Kebijakan-kebijakan yang tidak bersahabat kepada rakyat bertubi-tubi diluncurkan oleh para petinggi-petinggi kita. Diantaranya adalah keputusan pemotongan subsidi BBM sehingga terjadi kenaikan harga hampir sebesar 100%, pengesahan Undang-Undang menaikkan tunjangan fungsional anggota DPR (yang sering tidak hadir / tidur saat sidang) sebesar 10 juta rupiah, kebijakan pemerintah untuk mengimpor beras (padahal petani masih sanggup memenuhi kebutuhan dalam negeri), dll. Kebijakan-kebijakan tidak populis ini sangat memberatkan rakyat.

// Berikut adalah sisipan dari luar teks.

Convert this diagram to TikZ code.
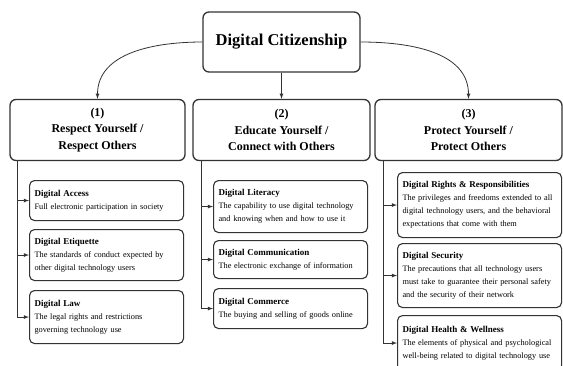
\documentclass[tikz,border=0pt]{standalone}
\usepackage{fontspec}
\setmainfont{Liberation Serif}
\usepackage{tikz}
\usetikzlibrary{positioning}

\definecolor{linegray}{HTML}{333333}
\newcommand{\itemtitle}[1]{{\bfseries\fontsize{9}{13}\selectfont #1}}
\tikzset{
  topbox/.style={draw=linegray,line width=1.3pt,rounded corners=6pt,minimum width=157pt,minimum height=60pt,font=\bfseries\fontsize{16.5}{20}\selectfont},
  catbox/.style={draw=linegray,line width=1.3pt,rounded corners=6pt,minimum height=61pt,align=center,font=\bfseries\fontsize{12}{16.5}\selectfont},
  itembox/.style={draw=linegray,line width=1.1pt,rounded corners=5pt,anchor=north west,inner xsep=5pt,align=left,font=\fontsize{8.3}{13}\selectfont},
  arr/.style={-latex,line width=0.8pt,draw=linegray}
}

\begin{document}
\begin{tikzpicture}[x=1pt,y=-1pt]
  \useasboundingbox (0,0) rectangle (563,365);
  \node (root) [topbox] at (281.5,42) {Digital Citizenship};
  \node (cat1) [catbox,minimum width=175pt] at (97.5,130) {(1)\\Respect Yourself /\\Respect Others};
  \node (cat2) [catbox,minimum width=177pt] at (281.5,130) {(2)\\Educate Yourself /\\Connect with Others};
  \node (cat3) [catbox,minimum width=187pt] at (468.5,130) {(3)\\Protect Yourself /\\Protect Others};
  \draw [arr] (root.west) to[out=180,in=90] (cat1.north);
  \draw [arr] (root.south) to (cat2.north);
  \draw [arr] (root.east) to[out=0,in=90] (cat3.north);
  % respect
  \node (access) [itembox,text width=144pt,minimum height=40pt] at (29,180) {\itemtitle{Digital Access}\\Full electronic participation in society};
  \node (etiquette) [itembox,text width=144pt,minimum height=51pt] at (29,229) {\itemtitle{Digital Etiquette}\\The standards of conduct expected by\\other digital technology users};
  \node (law) [itembox,text width=144pt,minimum height=53pt] at (29,290) {\itemtitle{Digital Law}\\The legal rights and restrictions\\governing technology use};
  % educate
  \node (literacy) [itembox,text width=144pt,minimum height=52pt] at (213,180) {\itemtitle{Digital Literacy}\\The capability to use digital technology\\and knowing when and how to use it};
  \node (communication) [itembox,text width=144pt,minimum height=38pt] at (213,240) {\itemtitle{Digital Communication}\\The electronic exchange of information};
  \node (commerce) [itembox,text width=144pt,minimum height=40pt] at (213,288) {\itemtitle{Digital Commerce}\\The buying and selling of goods online};
  % protect
  \node (rights) [itembox,text width=154pt,minimum height=65pt] at (397,172) {\itemtitle{Digital Rights \& Responsibilities}\\The privileges and freedoms extended to all\\digital technology users, and the behavioral\\expectations that come with them};
  \node (security) [itembox,text width=154pt,minimum height=64pt] at (397,243) {\itemtitle{Digital Security}\\The precautions that all technology users\\must take to guarantee their personal safety\\and the security of their network};
  \node (health) [itembox,text width=154pt,minimum height=55pt] at (397,315) {\itemtitle{Digital Health \& Wellness}\\The elements of physical and psychological\\well-being related to digital technology use};
  \coordinate (l1) at ([xshift=8pt]cat1.south west);
  \coordinate (l2) at ([xshift=9pt]cat2.south west);
  \coordinate (l3) at ([xshift=9pt]cat3.south west);
  \foreach \item in {access,etiquette,law} \draw [arr] (l1) |- (\item.west);
  \foreach \item in {literacy,communication,commerce} \draw [arr] (l2) |- (\item.west);
  \foreach \item in {rights,security,health} \draw [arr] (l3) |- (\item.west);
\end{tikzpicture}
\end{document}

Tidak ada empati terhadap kondisi rakyat!!!

Para Anggota Dewan yang sedang Berusaha Keras Memperjuangkan Nasib Rakyat (tapi sedikit mengantuk)


Akankah kepercayaan kepada para pemimpin gugur sepenuhnya?


Gugurnya Norma-norma dan Budi Pekerti di dalam Masyarakat

Setiap hari, dalam koran atau media masa lainnya, kita dapatkan judul-judul yang menyedihkan, seperti, “Pemuda Bunuh Diri karena Tidak Dibelikan Handphone”, “Siswa SMU Melakukan Pesta Mesum di dalam Kelas”, dan lain-lain (silakan anda buka koran hari ini). Norma-norma yang pernah saya pelajari di SD dan SMP seperti bersabar, menjaga harga diri, saling tolong menolong, rajin menabung, agaknya perlahan lahan mulai ditinggalkan oleh rakyat kita. Teori-teori PPKn dan PMP sepertinya sudah mulai usang dan diganti dengan sesuatu yang lebih mutakhir.


Tekanan-tekanan yang berkontribusi terhadap gugurnya norma-norma di dalam masyarakat ada banyak sekali. Tekanan yang paling terasa adalah tekanan budaya konsumerisme yang menjamur melalui banyak jalur. Konsumerisme ini tidak diimbangi oleh kenaikan daya beli, sehingga terjadilah banyak kejadian-kejadian “aneh” seperti yang diliput di dalam media masa. Kemudian ada juga faktor tekanan budaya barat (kebebasan berbicara dan kebebasan bertindak(as in free sex)) yang membuat masysarakat menjadi tidak terkendali. Budaya asli Indonesia (entah budaya apa) terobrak-abrik tidak jelas. Tidak ada rasa malu, tidak ada rasa canggung untuk berbuat yang salah..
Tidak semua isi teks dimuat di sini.